> _Instruction_: Copy the listing verbatim, excluding any images found in it.

> _Source excerpt_:
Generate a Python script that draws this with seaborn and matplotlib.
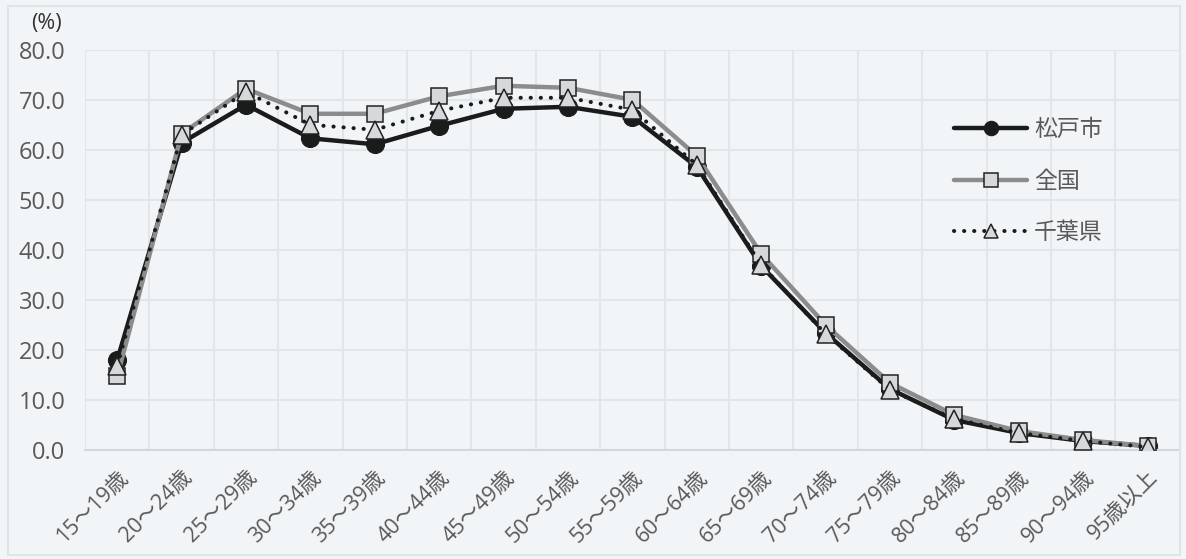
import matplotlib
matplotlib.use("Agg")
import matplotlib.pyplot as plt
import seaborn as sns
import pandas as pd
from matplotlib.patches import Rectangle

# データ
age_groups = ["15～19歳", "20～24歳", "25～29歳", "30～34歳", "35～39歳", "40～44歳",
              "45～49歳", "50～54歳", "55～59歳", "60～64歳", "65～69歳", "70～74歳",
              "75～79歳", "80～84歳", "85～89歳", "90～94歳", "95歳以上"]
matsudo = [18.0, 61.4, 69.0, 62.3, 61.1, 64.8, 68.2, 68.6, 66.6, 56.6, 36.8, 23.4,
           12.2, 6.0, 3.4, 1.8, 0.8]
zenkoku = [14.7, 63.2, 72.2, 67.2, 67.2, 70.7, 72.8, 72.4, 70.0, 58.8, 39.2, 25.0,
           13.4, 7.0, 3.8, 2.0, 0.8]
chiba = [16.8, 63.0, 71.6, 65.0, 64.0, 67.8, 70.4, 70.4, 68.0, 57.0, 37.0, 23.2,
         12.0, 6.2, 3.4, 1.8, 0.6]
series_names = ["松戸市", "全国", "千葉県"]

bg = "#f2f5f7"
grid_c = "#e2e6e9"
text_c = "#595959"

sns.set_theme(style="white")
plt.rcParams["font.family"] = ["Open Sans", "Noto Sans CJK JP", "DejaVu Sans"]

fig = plt.figure(figsize=(11.86, 5.59), dpi=100, facecolor=bg)
ax = fig.add_axes([0.0717, 0.195, 0.923, 0.716])
ax.set_facecolor(bg)

x = list(range(len(age_groups)))
df = pd.DataFrame({"x": x, "松戸市": matsudo, "全国": zenkoku, "千葉県": chiba})

sns.lineplot(data=df, x="x", y="全国", ax=ax, color="#8c8c8c", linewidth=3.2,
             marker="s", markersize=12, markerfacecolor="#d6d9db",
             markeredgecolor="#222222", markeredgewidth=1.1, label="全国", zorder=3)
sns.lineplot(data=df, x="x", y="松戸市", ax=ax, color="#1a1c1c", linewidth=3.2,
             marker="o", markersize=13, markerfacecolor="#1a1c1c",
             markeredgecolor="#1a1c1c", label="松戸市", zorder=2)
sns.lineplot(data=df, x="x", y="千葉県", ax=ax, color="#1a1c1c", linewidth=2.9,
             linestyle=(0, (0.05, 2.45)), dash_capstyle="round",
             marker="^", markersize=13, markerfacecolor="#d6d9db",
             markeredgecolor="#222222", markeredgewidth=1.1, label="千葉県", zorder=4)

ax.set_xlim(-0.5, len(age_groups) - 0.5)
ax.set_ylim(0, 80)
ax.set_yticks(range(0, 81, 10))
ax.set_yticklabels([f"{v:.1f}" for v in range(0, 81, 10)], fontsize=17, color=text_c)
ax.set_xticks(x)
ax.set_xticklabels(age_groups, rotation=45, ha="right", rotation_mode="anchor",
                   fontsize=15.5, color=text_c)
ax.set_xticks([i - 0.5 for i in range(len(age_groups) + 1)], minor=True)
ax.tick_params(axis="both", which="both", length=0)
ax.tick_params(axis="x", pad=12)
ax.tick_params(axis="y", pad=14)
ax.grid(True, axis="y", which="major", color=grid_c, linewidth=1.5)
ax.grid(True, axis="x", which="minor", color=grid_c, linewidth=1.5)
ax.grid(False, axis="x", which="major")
ax.set_axisbelow(True)
for side in ["top", "right", "left"]:
    ax.spines[side].set_visible(False)
ax.spines["bottom"].set_color("#d4d8db")
ax.spines["bottom"].set_linewidth(1.5)
ax.set_xlabel("")
ax.set_ylabel("")

fig.text(0.026, 0.958, "(%)", fontsize=15.5, color="#333333", ha="left", va="center")

handles, labels = ax.get_legend_handles_labels()
order = [labels.index(n) for n in series_names]
leg = ax.legend([handles[i] for i in order], [labels[i] for i in order],
                loc="upper left", bbox_to_anchor=(0.775, 0.88), frameon=False,
                fontsize=16.5, handlelength=3.2, labelspacing=1.2, handletextpad=0.3,
                markerscale=0.8)
for t in leg.get_texts():
    t.set_color(text_c)

fig.patches.append(Rectangle((0.007, 0.007), 0.988, 0.983, transform=fig.transFigure,
                             fill=False, edgecolor="#e0e4e7", linewidth=1.5))

fig.savefig("out.png", dpi=100, facecolor=bg)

> _Written response_:
Generate a Python script that draws this with seaborn and matplotlib.
import matplotlib
matplotlib.use("Agg")
import matplotlib.pyplot as plt
import seaborn as sns
import pandas as pd
from matplotlib.patches import Rectangle

# データ
age_groups = ["15～19歳", "20～24歳", "25～29歳", "30～34歳", "35～39歳", "40～44歳",
              "45～49歳", "50～54歳", "55～59歳", "60～64歳", "65～69歳", "70～74歳",
              "75～79歳", "80～84歳", "85～89歳", "90～94歳", "95歳以上"]
matsudo = [18.0, 61.4, 69.0, 62.3, 61.1, 64.8, 68.2, 68.6, 66.6, 56.6, 36.8, 23.4,
           12.2, 6.0, 3.4, 1.8, 0.8]
zenkoku = [14.7, 63.2, 72.2, 67.2, 67.2, 70.7, 72.8, 72.4, 70.0, 58.8, 39.2, 25.0,
           13.4, 7.0, 3.8, 2.0, 0.8]
chiba = [16.8, 63.0, 71.6, 65.0, 64.0, 67.8, 70.4, 70.4, 68.0, 57.0, 37.0, 23.2,
         12.0, 6.2, 3.4, 1.8, 0.6]
series_names = ["松戸市", "全国", "千葉県"]

bg = "#f2f5f7"
grid_c = "#e2e6e9"
text_c = "#595959"

sns.set_theme(style="white")
plt.rcParams["font.family"] = ["Open Sans", "Noto Sans CJK JP", "DejaVu Sans"]

fig = plt.figure(figsize=(11.86, 5.59), dpi=100, facecolor=bg)
ax = fig.add_axes([0.0717, 0.195, 0.923, 0.716])
ax.set_facecolor(bg)

x = list(range(len(age_groups)))
df = pd.DataFrame({"x": x, "松戸市": matsudo, "全国": zenkoku, "千葉県": chiba})

sns.lineplot(data=df, x="x", y="全国", ax=ax, color="#8c8c8c", linewidth=3.2,
             marker="s", markersize=12, markerfacecolor="#d6d9db",
             markeredgecolor="#222222", markeredgewidth=1.1, label="全国", zorder=3)
sns.lineplot(data=df, x="x", y="松戸市", ax=ax, color="#1a1c1c", linewidth=3.2,
             marker="o", markersize=13, markerfacecolor="#1a1c1c",
             markeredgecolor="#1a1c1c", label="松戸市", zorder=2)
sns.lineplot(data=df, x="x", y="千葉県", ax=ax, color="#1a1c1c", linewidth=2.9,
             linestyle=(0, (0.05, 2.45)), dash_capstyle="round",
             marker="^", markersize=13, markerfacecolor="#d6d9db",
             markeredgecolor="#222222", markeredgewidth=1.1, label="千葉県", zorder=4)

ax.set_xlim(-0.5, len(age_groups) - 0.5)
ax.set_ylim(0, 80)
ax.set_yticks(range(0, 81, 10))
ax.set_yticklabels([f"{v:.1f}" for v in range(0, 81, 10)], fontsize=17, color=text_c)
ax.set_xticks(x)
ax.set_xticklabels(age_groups, rotation=45, ha="right", rotation_mode="anchor",
                   fontsize=15.5, color=text_c)
ax.set_xticks([i - 0.5 for i in range(len(age_groups) + 1)], minor=True)
ax.tick_params(axis="both", which="both", length=0)
ax.tick_params(axis="x", pad=12)
ax.tick_params(axis="y", pad=14)
ax.grid(True, axis="y", which="major", color=grid_c, linewidth=1.5)
ax.grid(True, axis="x", which="minor", color=grid_c, linewidth=1.5)
ax.grid(False, axis="x", which="major")
ax.set_axisbelow(True)
for side in ["top", "right", "left"]:
    ax.spines[side].set_visible(False)
ax.spines["bottom"].set_color("#d4d8db")
ax.spines["bottom"].set_linewidth(1.5)
ax.set_xlabel("")
ax.set_ylabel("")

fig.text(0.026, 0.958, "(%)", fontsize=15.5, color="#333333", ha="left", va="center")

handles, labels = ax.get_legend_handles_labels()
order = [labels.index(n) for n in series_names]
leg = ax.legend([handles[i] for i in order], [labels[i] for i in order],
                loc="upper left", bbox_to_anchor=(0.775, 0.88), frameon=False,
                fontsize=16.5, handlelength=3.2, labelspacing=1.2, handletextpad=0.3,
                markerscale=0.8)
for t in leg.get_texts():
    t.set_color(text_c)

fig.patches.append(Rectangle((0.007, 0.007), 0.988, 0.983, transform=fig.transFigure,
                             fill=False, edgecolor="#e0e4e7", linewidth=1.5))

fig.savefig("out.png", dpi=100, facecolor=bg)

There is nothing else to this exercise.